# DATA FOR THE TASK
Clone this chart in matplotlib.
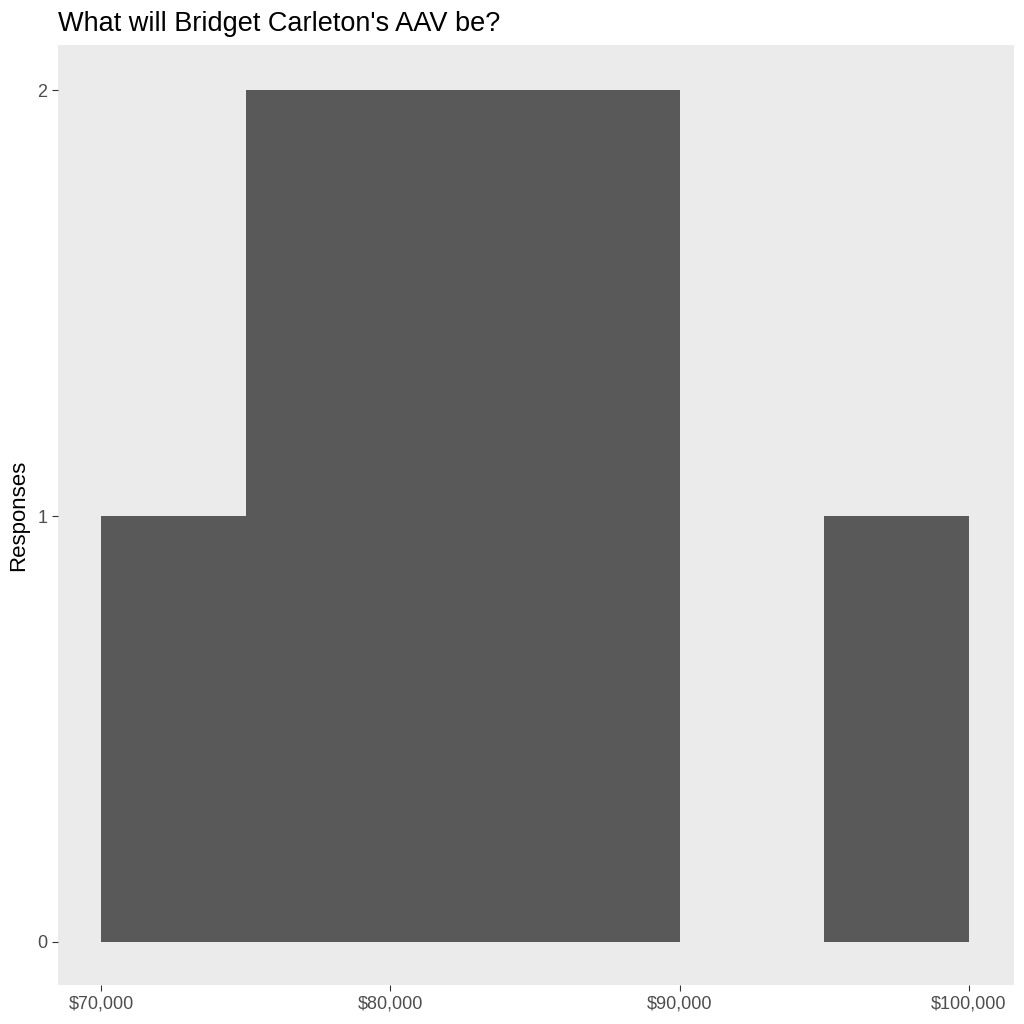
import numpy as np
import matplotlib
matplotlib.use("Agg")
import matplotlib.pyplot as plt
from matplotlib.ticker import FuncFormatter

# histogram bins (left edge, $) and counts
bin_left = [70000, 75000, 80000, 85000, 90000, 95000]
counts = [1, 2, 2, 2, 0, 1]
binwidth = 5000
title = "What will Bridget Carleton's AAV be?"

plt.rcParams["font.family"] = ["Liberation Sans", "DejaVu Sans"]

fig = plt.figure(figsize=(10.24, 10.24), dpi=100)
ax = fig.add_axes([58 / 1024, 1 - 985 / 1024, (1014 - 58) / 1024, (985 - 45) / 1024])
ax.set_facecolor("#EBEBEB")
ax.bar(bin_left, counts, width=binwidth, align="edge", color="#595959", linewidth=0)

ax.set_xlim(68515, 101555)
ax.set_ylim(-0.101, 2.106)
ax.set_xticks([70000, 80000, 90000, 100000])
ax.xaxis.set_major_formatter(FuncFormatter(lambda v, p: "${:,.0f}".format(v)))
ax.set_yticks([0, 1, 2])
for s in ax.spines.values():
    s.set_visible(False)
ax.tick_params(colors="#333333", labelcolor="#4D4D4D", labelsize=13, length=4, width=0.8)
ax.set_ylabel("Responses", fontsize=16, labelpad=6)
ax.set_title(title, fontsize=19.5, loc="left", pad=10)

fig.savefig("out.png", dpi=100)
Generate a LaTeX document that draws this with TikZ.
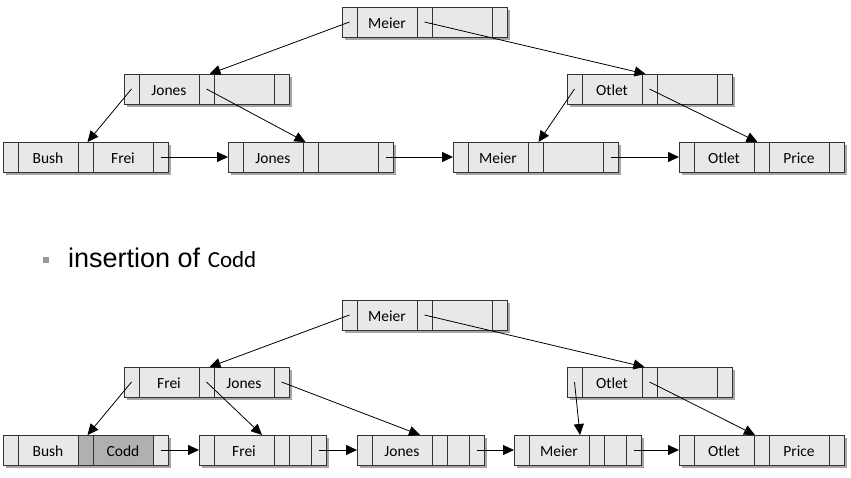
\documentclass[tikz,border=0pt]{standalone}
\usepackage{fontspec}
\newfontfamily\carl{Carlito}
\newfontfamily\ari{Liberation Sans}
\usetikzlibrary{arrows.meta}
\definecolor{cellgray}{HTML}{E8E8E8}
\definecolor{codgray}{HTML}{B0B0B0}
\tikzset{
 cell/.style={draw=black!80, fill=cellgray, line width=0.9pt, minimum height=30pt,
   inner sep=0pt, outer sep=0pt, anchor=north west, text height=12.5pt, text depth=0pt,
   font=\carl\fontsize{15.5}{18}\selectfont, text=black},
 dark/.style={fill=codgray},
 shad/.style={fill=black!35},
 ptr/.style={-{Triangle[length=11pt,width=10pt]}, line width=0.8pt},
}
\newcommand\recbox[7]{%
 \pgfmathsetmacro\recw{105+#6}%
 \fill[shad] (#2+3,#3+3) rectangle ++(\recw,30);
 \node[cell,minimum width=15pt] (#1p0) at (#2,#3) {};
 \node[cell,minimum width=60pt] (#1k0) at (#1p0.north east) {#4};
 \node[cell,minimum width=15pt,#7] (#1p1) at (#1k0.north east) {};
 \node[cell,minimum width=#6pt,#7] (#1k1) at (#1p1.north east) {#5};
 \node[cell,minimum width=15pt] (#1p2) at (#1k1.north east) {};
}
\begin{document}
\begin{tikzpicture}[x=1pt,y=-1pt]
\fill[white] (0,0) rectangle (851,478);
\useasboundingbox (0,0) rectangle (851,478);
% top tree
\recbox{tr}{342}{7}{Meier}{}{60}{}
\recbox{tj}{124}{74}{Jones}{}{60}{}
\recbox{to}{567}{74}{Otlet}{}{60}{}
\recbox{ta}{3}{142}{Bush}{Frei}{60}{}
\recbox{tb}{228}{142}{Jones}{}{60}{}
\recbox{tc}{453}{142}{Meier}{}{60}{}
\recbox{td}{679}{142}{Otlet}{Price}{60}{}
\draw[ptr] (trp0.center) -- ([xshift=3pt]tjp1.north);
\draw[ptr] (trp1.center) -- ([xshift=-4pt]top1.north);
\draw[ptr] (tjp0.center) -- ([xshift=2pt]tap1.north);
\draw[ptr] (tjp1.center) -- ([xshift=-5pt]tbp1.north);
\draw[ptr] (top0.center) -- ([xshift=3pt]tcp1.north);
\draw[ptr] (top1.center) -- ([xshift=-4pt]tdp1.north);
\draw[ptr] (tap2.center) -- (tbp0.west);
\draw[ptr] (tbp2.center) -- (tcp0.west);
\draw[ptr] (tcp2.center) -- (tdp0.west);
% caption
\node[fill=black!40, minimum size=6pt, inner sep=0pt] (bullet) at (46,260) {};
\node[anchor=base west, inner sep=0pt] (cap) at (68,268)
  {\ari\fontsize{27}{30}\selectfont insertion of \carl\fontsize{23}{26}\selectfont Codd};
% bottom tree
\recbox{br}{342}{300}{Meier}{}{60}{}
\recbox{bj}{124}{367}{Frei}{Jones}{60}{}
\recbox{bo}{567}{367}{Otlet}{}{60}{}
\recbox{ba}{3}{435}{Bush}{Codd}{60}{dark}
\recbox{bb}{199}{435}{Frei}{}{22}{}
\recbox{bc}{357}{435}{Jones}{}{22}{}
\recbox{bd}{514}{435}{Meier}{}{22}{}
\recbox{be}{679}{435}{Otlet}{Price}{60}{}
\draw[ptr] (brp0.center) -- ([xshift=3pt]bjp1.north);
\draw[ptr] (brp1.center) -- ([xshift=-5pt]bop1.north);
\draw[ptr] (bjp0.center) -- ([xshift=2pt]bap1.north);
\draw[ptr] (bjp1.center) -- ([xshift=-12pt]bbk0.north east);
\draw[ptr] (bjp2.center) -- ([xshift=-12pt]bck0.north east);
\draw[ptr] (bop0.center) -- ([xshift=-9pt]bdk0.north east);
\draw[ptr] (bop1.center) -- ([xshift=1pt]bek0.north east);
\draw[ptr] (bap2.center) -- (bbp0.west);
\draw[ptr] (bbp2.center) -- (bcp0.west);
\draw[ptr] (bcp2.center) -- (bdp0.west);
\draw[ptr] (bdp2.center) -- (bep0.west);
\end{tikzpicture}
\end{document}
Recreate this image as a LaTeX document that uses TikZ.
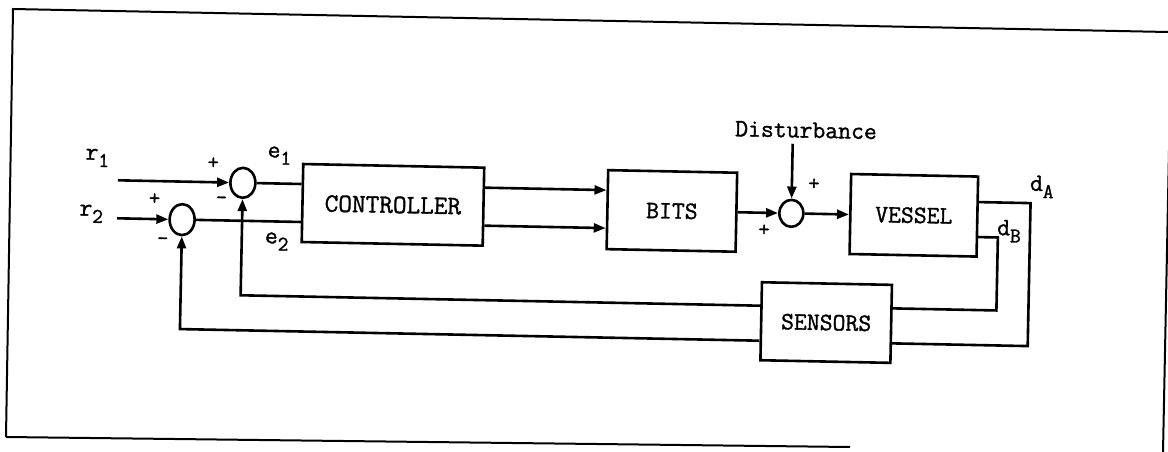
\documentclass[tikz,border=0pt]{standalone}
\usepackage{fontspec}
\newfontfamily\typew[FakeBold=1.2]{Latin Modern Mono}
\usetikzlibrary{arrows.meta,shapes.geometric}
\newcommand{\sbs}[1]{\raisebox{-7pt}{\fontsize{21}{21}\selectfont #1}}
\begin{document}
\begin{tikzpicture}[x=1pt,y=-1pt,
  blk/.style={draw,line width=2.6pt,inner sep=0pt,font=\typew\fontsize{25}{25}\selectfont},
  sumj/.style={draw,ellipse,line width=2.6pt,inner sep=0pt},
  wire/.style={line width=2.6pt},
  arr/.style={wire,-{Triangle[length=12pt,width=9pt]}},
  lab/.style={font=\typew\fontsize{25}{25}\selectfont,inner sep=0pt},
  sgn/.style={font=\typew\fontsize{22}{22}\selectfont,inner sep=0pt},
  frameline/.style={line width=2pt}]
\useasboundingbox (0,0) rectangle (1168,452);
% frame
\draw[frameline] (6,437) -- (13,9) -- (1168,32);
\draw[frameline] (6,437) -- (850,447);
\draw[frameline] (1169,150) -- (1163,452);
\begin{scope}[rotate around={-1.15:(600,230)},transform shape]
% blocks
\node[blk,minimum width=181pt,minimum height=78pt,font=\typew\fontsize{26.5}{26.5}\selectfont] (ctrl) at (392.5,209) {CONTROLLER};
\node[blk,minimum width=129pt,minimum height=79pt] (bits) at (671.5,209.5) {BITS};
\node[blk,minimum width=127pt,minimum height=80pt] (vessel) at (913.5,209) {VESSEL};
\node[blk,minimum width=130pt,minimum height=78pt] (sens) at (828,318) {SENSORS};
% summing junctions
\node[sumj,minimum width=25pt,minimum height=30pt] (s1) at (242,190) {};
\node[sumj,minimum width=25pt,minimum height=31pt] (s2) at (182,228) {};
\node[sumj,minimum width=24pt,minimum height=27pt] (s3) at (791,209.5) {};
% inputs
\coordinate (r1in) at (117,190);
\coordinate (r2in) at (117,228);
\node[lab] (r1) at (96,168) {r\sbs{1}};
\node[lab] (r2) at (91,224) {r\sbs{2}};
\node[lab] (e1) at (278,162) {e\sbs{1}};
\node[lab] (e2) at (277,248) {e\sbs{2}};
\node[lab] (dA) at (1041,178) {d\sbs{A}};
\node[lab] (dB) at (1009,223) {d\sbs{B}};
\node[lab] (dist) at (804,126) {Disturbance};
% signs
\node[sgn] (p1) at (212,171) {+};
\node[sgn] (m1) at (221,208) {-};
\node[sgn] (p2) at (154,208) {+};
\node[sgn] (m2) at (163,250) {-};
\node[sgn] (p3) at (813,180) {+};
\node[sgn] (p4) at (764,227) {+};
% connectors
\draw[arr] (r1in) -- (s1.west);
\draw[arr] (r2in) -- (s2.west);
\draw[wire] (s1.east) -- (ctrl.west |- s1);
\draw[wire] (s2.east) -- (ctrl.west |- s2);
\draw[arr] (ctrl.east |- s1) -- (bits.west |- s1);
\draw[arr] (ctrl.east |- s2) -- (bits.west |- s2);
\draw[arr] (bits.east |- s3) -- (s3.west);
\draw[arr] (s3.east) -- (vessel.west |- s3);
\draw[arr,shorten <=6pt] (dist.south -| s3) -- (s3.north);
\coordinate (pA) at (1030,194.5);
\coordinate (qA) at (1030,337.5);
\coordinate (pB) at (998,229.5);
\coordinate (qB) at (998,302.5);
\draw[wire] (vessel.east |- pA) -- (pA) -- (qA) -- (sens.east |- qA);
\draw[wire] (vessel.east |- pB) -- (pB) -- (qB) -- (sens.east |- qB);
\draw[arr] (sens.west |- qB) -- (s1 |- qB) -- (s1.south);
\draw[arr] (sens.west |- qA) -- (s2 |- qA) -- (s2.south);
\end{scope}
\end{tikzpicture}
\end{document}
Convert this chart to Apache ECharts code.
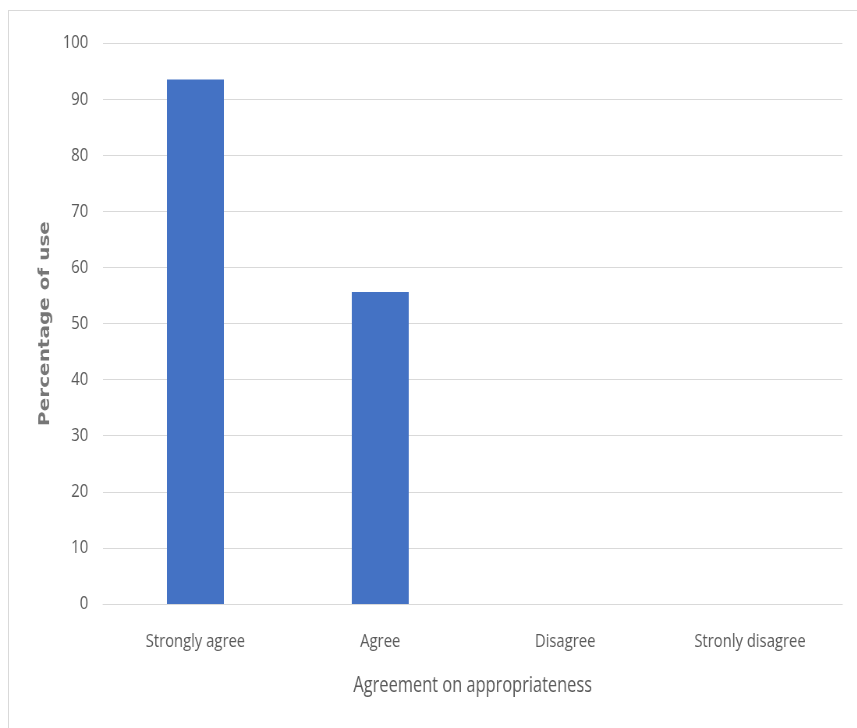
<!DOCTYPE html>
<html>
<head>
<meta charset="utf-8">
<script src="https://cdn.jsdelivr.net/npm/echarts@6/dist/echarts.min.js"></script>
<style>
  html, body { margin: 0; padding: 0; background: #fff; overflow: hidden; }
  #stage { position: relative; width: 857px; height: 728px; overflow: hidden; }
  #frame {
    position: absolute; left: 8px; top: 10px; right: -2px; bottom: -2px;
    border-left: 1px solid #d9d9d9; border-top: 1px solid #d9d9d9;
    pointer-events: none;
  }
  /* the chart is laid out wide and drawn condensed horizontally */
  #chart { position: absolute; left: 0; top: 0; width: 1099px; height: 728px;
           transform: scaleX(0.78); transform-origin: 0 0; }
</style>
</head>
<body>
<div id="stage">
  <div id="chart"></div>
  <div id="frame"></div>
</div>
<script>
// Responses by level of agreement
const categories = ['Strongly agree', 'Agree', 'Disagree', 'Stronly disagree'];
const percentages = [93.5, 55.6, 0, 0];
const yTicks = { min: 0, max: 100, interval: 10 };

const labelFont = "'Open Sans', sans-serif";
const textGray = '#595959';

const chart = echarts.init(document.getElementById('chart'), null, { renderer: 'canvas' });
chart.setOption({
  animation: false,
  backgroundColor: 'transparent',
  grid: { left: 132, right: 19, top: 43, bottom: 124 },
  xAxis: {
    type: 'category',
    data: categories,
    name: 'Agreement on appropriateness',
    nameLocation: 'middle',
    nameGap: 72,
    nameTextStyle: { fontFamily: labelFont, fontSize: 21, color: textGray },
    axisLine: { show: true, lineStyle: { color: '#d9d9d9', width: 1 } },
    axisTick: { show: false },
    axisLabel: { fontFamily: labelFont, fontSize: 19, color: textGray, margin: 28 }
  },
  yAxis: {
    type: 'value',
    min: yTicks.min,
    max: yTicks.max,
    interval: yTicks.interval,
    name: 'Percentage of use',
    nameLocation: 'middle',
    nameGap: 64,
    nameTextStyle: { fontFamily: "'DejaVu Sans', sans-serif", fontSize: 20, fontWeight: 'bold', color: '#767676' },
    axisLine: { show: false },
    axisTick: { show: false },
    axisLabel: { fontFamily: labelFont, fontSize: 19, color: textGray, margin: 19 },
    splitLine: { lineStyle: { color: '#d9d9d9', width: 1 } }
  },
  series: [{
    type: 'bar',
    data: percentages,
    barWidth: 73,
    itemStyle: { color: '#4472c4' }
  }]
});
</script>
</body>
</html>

# CHALLENGE
Pick out the lines containing the word "that" and show them.

# EXERCISE SOLUTION
Generate a LaTeX document that draws this with TikZ.
Recreate this image as a LaTeX document that uses TikZ.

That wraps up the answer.